Los zapatos se le duermen en las manos. Y dormidos quedan cuando Jorge cierra. Hay zapatos como humanos, de derechas y de izquierdas. A todos atiende y respeta por igual. Jorge está hecho de la misma materia con que se hicieron el respeto y los corazones tiernos.

Cierra y, al irse, anda, su corazón, aventando respeto. Y allí queda el taller. ¡Taller! ¡Qué palabra tan bella! Una de las más bellas del castellano. Taller, donde se abrazan el trabajo, el sacrificio y el sudor. Y el hombre. ¡Dueño de sí mismo! Calle Fernández de la Puente.

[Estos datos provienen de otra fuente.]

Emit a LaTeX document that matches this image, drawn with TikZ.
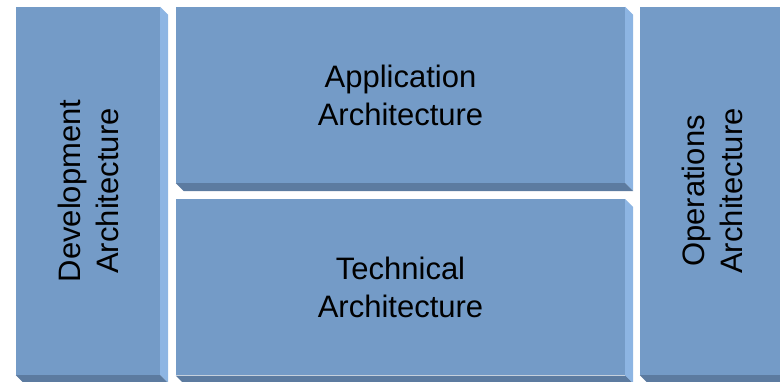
\documentclass[tikz,border=0pt]{standalone}
\usepackage{xcolor}
\usepackage{fontspec}
\setmainfont{Liberation Sans}
\usepackage{tikz}
\usetikzlibrary{positioning, calc}
\definecolor{boxfront}{RGB}{116,155,199}
\definecolor{boxside}{RGB}{141,181,227}
\definecolor{boxbottom}{RGB}{92,123,160}

\begin{document}
\begin{tikzpicture}[x=1pt, y=1pt]
		\tikzstyle{archbox}=[draw=none, fill=boxfront, inner sep=0pt, minimum height=176pt, minimum width=449pt]
		\tikzstyle{archcol}=[draw=none, fill=boxfront, inner sep=0pt, minimum height=368pt, minimum width=144pt]
		\tikzstyle{archtext}=[text=black, align=center, font=\fontsize{31}{38}\selectfont]
		\tikzstyle{sideface}=[fill=boxside]
		\tikzstyle{bottomface}=[fill=boxbottom]
		
		\useasboundingbox (0,0) rectangle (780,382);
		
		%% front faces
		\node [archcol] (dev) at (88,191) {};
		\node [archbox] (app) at (400.5,287) {};
		\node [archbox, below=16pt of app] (tech) {};
		\node [archcol] (ops) at (712,191) {};
		
		%% side and bottom faces
		\foreach \b in {dev,app,tech,ops}
		{
		\fill [sideface] (\b.north east) -- ++(8,-8) -- ($(\b.south east)+(8,-8)$) -- (\b.south east) -- cycle;
		\fill [bottomface] (\b.south west) -- (\b.south east) -- ++(8,-8) -- ($(\b.south west)+(8,-8)$) -- cycle;
		}
		
		%% labels
		\node [archtext, rotate=90] (devlabel) at (dev) {Development\\Architecture};
		\node [archtext] (applabel) at (app) {Application\\Architecture};
		\node [archtext] (techlabel) at (tech) {Technical\\Architecture};
		\node [archtext, rotate=90] (opslabel) at (ops) {Operations\\Architecture};
		%%
		\end{tikzpicture}
\end{document}
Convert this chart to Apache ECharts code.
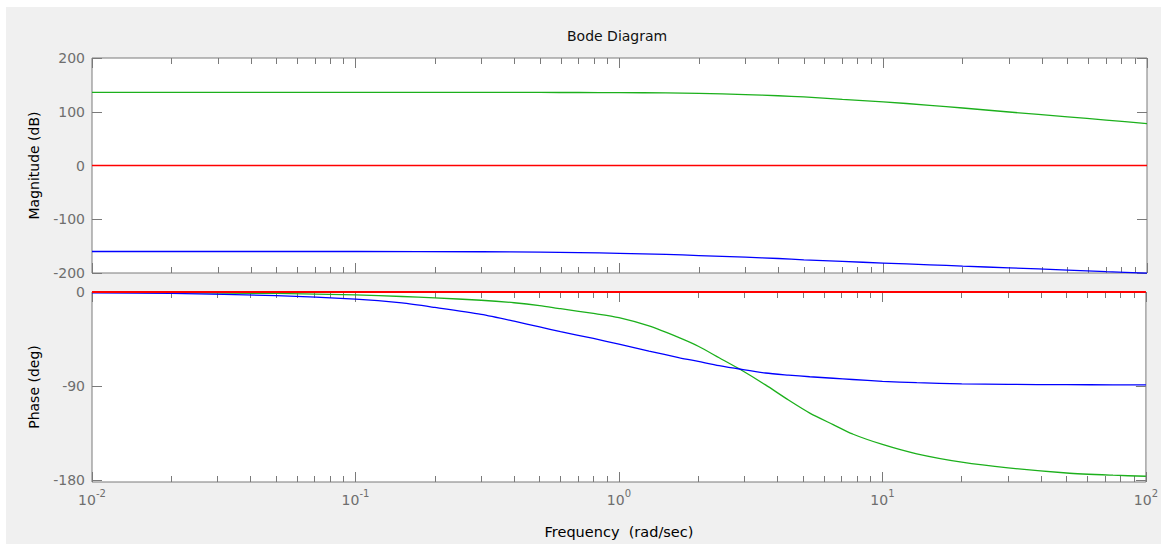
<!DOCTYPE html>
<html>
<head>
<meta charset="utf-8">
<script src="https://cdn.jsdelivr.net/npm/echarts@6/dist/echarts.min.js"></script>
<style>
html, body { margin: 0; padding: 0; background: #ffffff; width: 1169px; height: 544px; overflow: hidden; }
#chart { position: absolute; left: 6px; top: 7px; width: 1155px; height: 537px; background: #f0f0f0; }
</style>
</head>
<body>
<div id="chart"></div>
<script>
// ---- data ----
const titleText = 'Bode Diagram';
const magAxisName = 'Magnitude (dB)';
const phaseAxisName = 'Phase (deg)';
const freqAxisName = 'Frequency \u00a0(rad/sec)';

const freqMag   = [0.01, 0.1, 0.3, 0.5, 0.7, 1, 1.5, 2, 3, 4, 5, 7, 10, 15, 20, 30, 50, 70, 100];
const magGreen  = [136, 136, 136, 135.9, 135.8, 135.6, 135, 134.2, 132, 129.8, 127.5, 123, 118.5, 112, 107, 99.5, 90.5, 84.5, 78];
const magBlue   = [-160, -160, -160.5, -161, -162, -163.5, -165.5, -167.5, -170.5, -173, -175.5, -178.5, -181.5, -184.8, -187.2, -190.5, -194.5, -197.5, -200.5];

const freqPhase  = [0.01, 0.02, 0.05, 0.1, 0.15, 0.2, 0.3, 0.4, 0.5, 0.6, 0.8, 1, 1.3, 1.7, 2, 2.4, 2.9, 3.6, 4.4, 5.3, 6.5, 7.7, 10, 13.5, 20, 30, 50, 75, 100];
const phaseBlue  = [-0.7, -1.4, -3.4, -6.8, -10.5, -14.8, -21.5, -28, -33.5, -38, -44.5, -50, -56.6, -63, -66.5, -70.5, -74, -77.6, -79.6, -81.2, -82.6, -83.8, -85.6, -86.9, -88, -88.5, -88.8, -88.9, -89];
const phaseGreen = [-0.3, -0.6, -1.4, -2.8, -4.3, -5.6, -7.9, -10.3, -13, -16, -20.5, -24.5, -32.5, -44, -52, -63, -74.5, -89, -103.5, -116, -127, -136, -146, -155, -163, -168.5, -173.4, -175.5, -176.5];

const freqRed  = [0.01, 100];
const magRed   = [0, 0];
const phaseRed = [0, 0];

const magTicks   = [-200, -100, 0, 100, 200];
const phaseTicks = [-180, -90, 0];
const decadeExps = [-2, -1, 0, 1, 2];
const minorMult  = [2, 3, 4, 5, 6, 7, 8, 9];

// ---- styling ----
const FONT = 'DejaVu Sans';
const AXC = '#7a7a7a';
const LBC = '#6e6e6e';
const GREEN = '#1cb01c';
const BLUE = '#0000ff';
const RED = '#ff0000';

const minorPos = [];
decadeExps.slice(0, -1).forEach(function (e) {
  minorMult.forEach(function (k) { minorPos.push(e + Math.log10(k)); });
});

const pair = (xs, ys) => xs.map((x, i) => [x, ys[i]]);

const grids = [
  { left: 86, width: 1055, top: 51, height: 215 },
  { left: 86, width: 1055, top: 285, height: 190 }
];

function majorX(gridIndex, position, showLabels, name) {
  const ax = {
    type: 'log', logBase: 10, min: 0.01, max: 100, gridIndex: gridIndex, position: position,
    splitNumber: 4,
    axisLine: { show: false, onZero: false },
    splitLine: { show: false },
    axisTick: { show: true, inside: true, length: 10, lineStyle: { color: AXC, width: 1 } },
    axisLabel: { show: false }
  };
  if (showLabels) {
    ax.axisLabel = {
      show: true, margin: 6,
      formatter: function (v) {
        const e = Math.round(Math.log10(v));
        return '{b|10}{s|' + e + '}';
      },
      rich: {
        b: { fontFamily: FONT, fontSize: 14, color: LBC, verticalAlign: 'bottom' },
        s: { fontFamily: FONT, fontSize: 10, color: LBC, verticalAlign: 'bottom', padding: [0, 0, 9, 0] }
      }
    };
  }
  if (name) {
    ax.name = name;
    ax.nameLocation = 'middle';
    ax.nameGap = 42;
    ax.nameTextStyle = { fontFamily: FONT, fontSize: 14.5, color: '#000' };
  }
  return ax;
}
function minorX(gridIndex, position) {
  return {
    type: 'value', min: -2, max: 2, gridIndex: gridIndex, position: position,
    axisLine: { show: false, onZero: false }, splitLine: { show: false }, axisLabel: { show: false },
    axisTick: { show: true, inside: true, length: 6, customValues: minorPos, lineStyle: { color: AXC, width: 1 } }
  };
}
function yAx(gridIndex, position, min, max, ticks, labels, name) {
  const ax = {
    type: 'value', min: min, max: max, gridIndex: gridIndex, position: position,
    axisLine: { show: false, onZero: false }, splitLine: { show: false },
    axisTick: { show: true, inside: true, length: 10, customValues: ticks, lineStyle: { color: AXC, width: 1 } },
    axisLabel: labels ? { show: true, customValues: ticks, margin: 7, fontFamily: FONT, fontSize: 14, color: LBC } : { show: false }
  };
  if (name) {
    ax.name = name;
    ax.nameLocation = 'middle';
    ax.nameRotate = 90;
    ax.nameGap = 51;
    ax.nameTextStyle = { fontFamily: FONT, fontSize: 14, color: '#000' };
  }
  return ax;
}

const lineS = (color, xi, yi, xs, ys) => ({
  type: 'line', xAxisIndex: xi, yAxisIndex: yi, data: pair(xs, ys), showSymbol: false,
  smooth: 0.25, lineStyle: { color: color, width: 1.3 }, clip: true
});

const chart = echarts.init(document.getElementById('chart'), null, { renderer: 'svg' });
chart.setOption({
  animation: false,
  backgroundColor: '#f0f0f0',
  title: {
    text: titleText, left: 561, top: 22, padding: 0,
    textStyle: { fontFamily: FONT, fontSize: 14, fontWeight: 'normal', color: '#111' }
  },
  grid: grids.map(g => Object.assign({ show: true, backgroundColor: '#ffffff', borderColor: AXC, borderWidth: 1 }, g)),
  xAxis: [
    majorX(0, 'bottom', false), minorX(0, 'bottom'), majorX(0, 'top', false), minorX(0, 'top'),
    majorX(1, 'bottom', true, freqAxisName), minorX(1, 'bottom'), majorX(1, 'top', false), minorX(1, 'top')
  ],
  yAxis: [
    yAx(0, 'left', -200, 200, magTicks, true, magAxisName),
    yAx(0, 'right', -200, 200, magTicks, false),
    yAx(1, 'left', -182, 0, phaseTicks, true, phaseAxisName),
    yAx(1, 'right', -182, 0, phaseTicks, false)
  ],
  series: [
    lineS(GREEN, 0, 0, freqMag, magGreen),
    lineS(BLUE, 0, 0, freqMag, magBlue),
    lineS(RED, 0, 0, freqRed, magRed),
    lineS(GREEN, 4, 2, freqPhase, phaseGreen),
    lineS(BLUE, 4, 2, freqPhase, phaseBlue),
    { type: 'line', xAxisIndex: 4, yAxisIndex: 2, data: pair(freqRed, phaseRed), showSymbol: false, lineStyle: { color: RED, width: 2 }, clip: false, z: 5 }
  ]
});
</script>
</body>
</html>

El mismo taller que antes estuvo, veinte años, a tan solo unos pasos, en la calle Guardia Civil. A aquel taller le atropelló la calle. Estaba molestando. ¡Qué paradojas! Tan pequeño... y molestando. Luego sentó sus reales a tiro de piedra, en la calle Gómez Solís. En el pañuelo de la plaza de Santo Domingo. Y ahora, en la calle Fernández de la Puente. El mismo taller. Y el mismo hombre. Y el mismo barrio. Y el tiempo que los ve pasar. Y, desde su pedestal, también les ve San Vicente de Paúl (que es francés, pero no por eso deja de ser santo).

El taller del zapatero es un teatrillo de sueños. Alicatado de madrugones, de días sin fin, de vuelta y dale en la rueda de vivir. Y allí él, amarrado a su banco de zapatero y, desde esa soberbia atalaya, los años en cascada.

Jorge es Badajoz. No tendremos otro paisano como él. A Jorge le canta el color. Negro. Color negro. Color betún que va diciendo que vino de lejos. Casi cincuenta años en Badajoz y Badajoz, enamorada, se le ha rendido. Los vecinos tenemos a gala decir: «Yo soy amigo de Jorge», como si Jorge fuera nuestro santo y seña. Y lo es. Porque le rebosa la donosura. Porque huele a buena gente. Porque sus raíces, las que le han crecido en esta ciudad, nos sostienen a nosotros tanto como a él.

Por las mañanas, aún antes de que amanezca, reparte ejemplares de La Crónica. Creo que lo hace por demostrar así, con ese humilde gesto, que quiere agradar; que entre ser malo o ser bueno, ha decidido vivir en bueno. Y los reparte con una sonrisa que le sale de dentro. Una sonrisa de tripas, no de labios. Una sonrisa con todo. Una sonrisa que dice: soy yo, estoy aquí, y, en lo que pueda, me tienes a tu lado. Y las tripas le hablan con tanta verdad que Badajoz se lo ha creído.

También deja ejemplares en el bar donde los dos desayunamos. Yo más que él. Jorge está apolíneo a su edad, que es la edad de los galanes de una pieza. Jorge es un galán a lo Sidney Poitier. De hecho pudiera ser el mismo Sidney Poitier huido de la justicia por un mal paso.

Pudiera, si no fuera por ese acento portugués que le delata. Porque Jorge nació en Guinea Bissau y también se le nota. En cuanto me ve, me da una Crónica. Se lo agradezco aunque eso, en ocasiones, me obliga a leerme. No me gusta leerme. Releerme, al menos. Disimulo mientras espero a que salga.

Cuando sale, camino del taller, me deja la dicha de su cercanía. Jorge, como todos los buenos, lleva la cruz de vivir entre capullitos de sonrisas. Sale como Wayne en la escena final de Centauros del Desierto, a contraluz, y se lleva con él un aroma a esperanza. ¿Cuánto vale tener por amigo a un hombre bueno a carta cabal? Y en eso pienso cuando canta la alondra.

Algunos ejemplares de La Crónica se los lleva al taller para los lean los que allí le montan guardia y tertulia. Pepe Pizarro, uno de esos blanquinegros a los que el corazón solo les late la semana que el Badajoz gana. Y Antonio Pina, hombre de buenas letras y mejores maneras. Allí charlan, bajo la bandera del club. Y la española. Y una estampa de la Virgen de la Soledad. Y todo como pregonando a la ciudad que vino de lejos, pero ya es de aquí. Y la gente, que va entrando, lo sabe. La mañana pasa entre leznas y martillos. Tenazas y ungüentos. Tapas y suelas. Antonio y Pepe charlan mientras a Jorge, en la sonrisa, se le escapa la pena.